Saying he is desperate for more help, Durango City Manager Ron LeBlanc said Thursday he wants to increase his office’s budget next year by 41.5 percent to hire an additional assistant and two graduate-level interns.
The city manager’s budget would increase from $403,308 to $570,657 in 2014 under his proposed budget. The budget will not be formally adopted until December.
LeBlanc currently has one administrative assistant and one assistant to the manager, Sherri Dugdale.
For next year, LeBlanc has proposed $127,379 for the salaries of the two assistants to the manager and $52,250 for two interns, it was revealed at a budget workshop Thursday.
The Colorado Department of Local Affairs could also match salaries for the interns, who would be in a master’s degree program in either public administration or political science.
The interns also could take advantage of city housing. They would work wherever needed in city government, possibly helping at the understaffed airport, as one example.

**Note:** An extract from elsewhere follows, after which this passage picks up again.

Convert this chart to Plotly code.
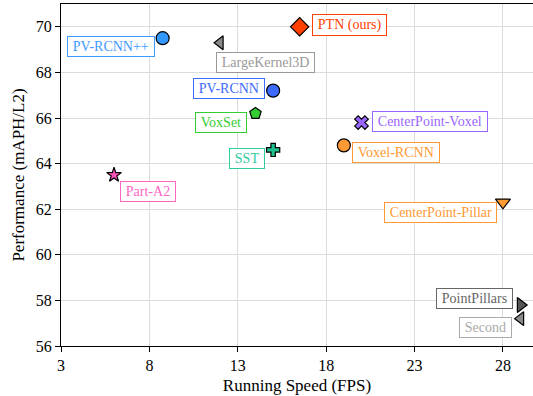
import plotly.graph_objects as go

# Data
methods = ["PTN (ours)", "PV-RCNN++", "LargeKernel3D", "PV-RCNN", "VoxSet", "SST",
           "Part-A2", "CenterPoint-Voxel", "Voxel-RCNN", "CenterPoint-Pillar",
           "PointPillars", "Second"]
speed = [16.5, 8.75, 12.0, 15.0, 14.0, 15.0, 6.0, 20.0, 19.0, 28.0, 29.0, 29.0]
perf = [70.0, 69.5, 69.3, 67.2, 66.2, 64.6, 63.5, 65.8, 64.8, 62.3, 57.8, 57.2]
marker_colors = ["#ff4000", "#3399ff", "#8a8a8a", "#3d6bff", "#33cc33", "#1fbf8f",
                 "#ff55bb", "#9966ff", "#ff9933", "#ff9933", "#555555", "#8a8a8a"]
label_colors = ["#ff4000", "#3d9bff", "#999999", "#3d6bff", "#33cc33", "#2ecc9f",
                "#ff66c4", "#9966ff", "#ff9933", "#ff9933", "#666666", "#aaaaaa"]
symbols = ["diamond", "circle", "triangle-left", "circle", "pentagon", "cross",
           "star", "x", "circle", "triangle-down", "triangle-right", "triangle-left"]
sizes = [14, 13, 12, 13, 12, 11, 11, 12, 13, 13, 13, 12]
x_ticks = [3, 8, 13, 18, 23, 28]
y_ticks = [56, 58, 60, 62, 64, 66, 68, 70]

# label placement: (xanchor, xshift, yshift)
placement = [("left", 12, 2), ("right", -8, -8), ("left", -4, -20), ("right", -8, 2),
             ("right", -8, -9), ("right", -8, -9), ("left", 6, -16), ("left", 10, 1),
             ("left", 8, -7), ("right", -6, -10), ("right", -8, 6), ("right", -9, -9)]

FONT = "'Liberation Serif', 'Times New Roman', Times, serif"
PAD = "\u2009"

fig = go.Figure()
for i, m in enumerate(methods):
    fig.add_trace(go.Scatter(
        x=[speed[i]], y=[perf[i]], mode="markers", name=m,
        marker=dict(symbol=symbols[i], size=sizes[i], color=marker_colors[i],
                    line=dict(color="black", width=1.2)),
        showlegend=False, cliponaxis=False, hoverinfo="skip"))
    xa, xs, ys = placement[i]
    fig.add_annotation(x=speed[i], y=perf[i], text=PAD + m + PAD, showarrow=False,
                       xanchor=xa, yanchor="middle", xshift=xs, yshift=ys,
                       font=dict(family=FONT, size=14, color=label_colors[i]),
                       bgcolor="white", bordercolor=label_colors[i], borderwidth=1,
                       borderpad=2, opacity=1)

fig.update_layout(
    width=533, height=396,
    margin=dict(l=61, r=0, t=4, b=50),
    plot_bgcolor="white", paper_bgcolor="white",
    font=dict(family=FONT, size=16, color="black"),
    xaxis=dict(range=[3, 29.7], tickvals=x_ticks, showgrid=True, gridcolor="#dcdcdc",
               gridwidth=1, showline=True, linecolor="black", linewidth=1.3,
               mirror=True, ticks="outside", ticklen=5, tickcolor="black",
               zeroline=False, tickfont=dict(family=FONT, size=16),
               title=dict(text="Running Speed (FPS)", standoff=5,
                          font=dict(family=FONT, size=17))),
    yaxis=dict(range=[56, 71], tickvals=y_ticks, showgrid=True, gridcolor="#dcdcdc",
               gridwidth=1, showline=True, linecolor="black", linewidth=1.3,
               mirror=False, ticks="outside", ticklen=5, tickcolor="black",
               zeroline=False, tickfont=dict(family=FONT, size=16),
               title=dict(text="Performance (mAPH/L2)", standoff=6,
                          font=dict(family=FONT, size=17))),
)

fig.write_html("out.html", config={"displayModeBar": False},
               post_script="document.body.style.margin='0px';document.body.style.padding='0px';")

His proposed budget also covers LeBlanc’s salary of $159,132 as well as $41,766 for an administrative assistant and funding for supplies and materials.
LeBlanc and his assistant, Dugdale, are struggling to manage their workload in a city where the residents are “very demanding.”
He said The Durango Herald covers “very little of what the city does.”
LeBlanc said he constantly is filling up the “bucket” of his current assistant, noting that Dugdale had to issue a news release about a water-pipe break at the end of her work day Wednesday.
The release was not sent to the general public, but only to the households affected.
During the workshop Thursday, City Councilor Christina Rinderle was receptive to the staff additions, wanting to make it possible for LeBlanc to see the big picture of city operations without having to get bogged down in day-to-day details.
Councilor Keith Brant asked for more information so he could better defend the funding decision.
In addition to the new assistant to the city manager, the city plans to hire four more employees next year: a grant administrator, a new police lieutenant, an engineering technician and a systems analyst.
During the recession years, the city cut 37 employee positions.
Now that the economy is picking up, the city is busier and needs more help, city officials said.
In the community development department, six city planners are funneling work to one engineering technician for site-plan reviews.
In hilly Durango, all the properties that are easy to develop have already been done, so incoming proposals are for projects that are more complicated than “flat subdivisions with no problems,” LeBlanc said.
Councilor Sweetie Marbury expressed her gratitude to Greg Hoch, the director of community development.
“You’re the heart of the city,” Marbury said.
Hoch made a clarification.
“I’m more of the soul,” he joked.
jhaug@durangoherald.com
This story was clarified after its original publication.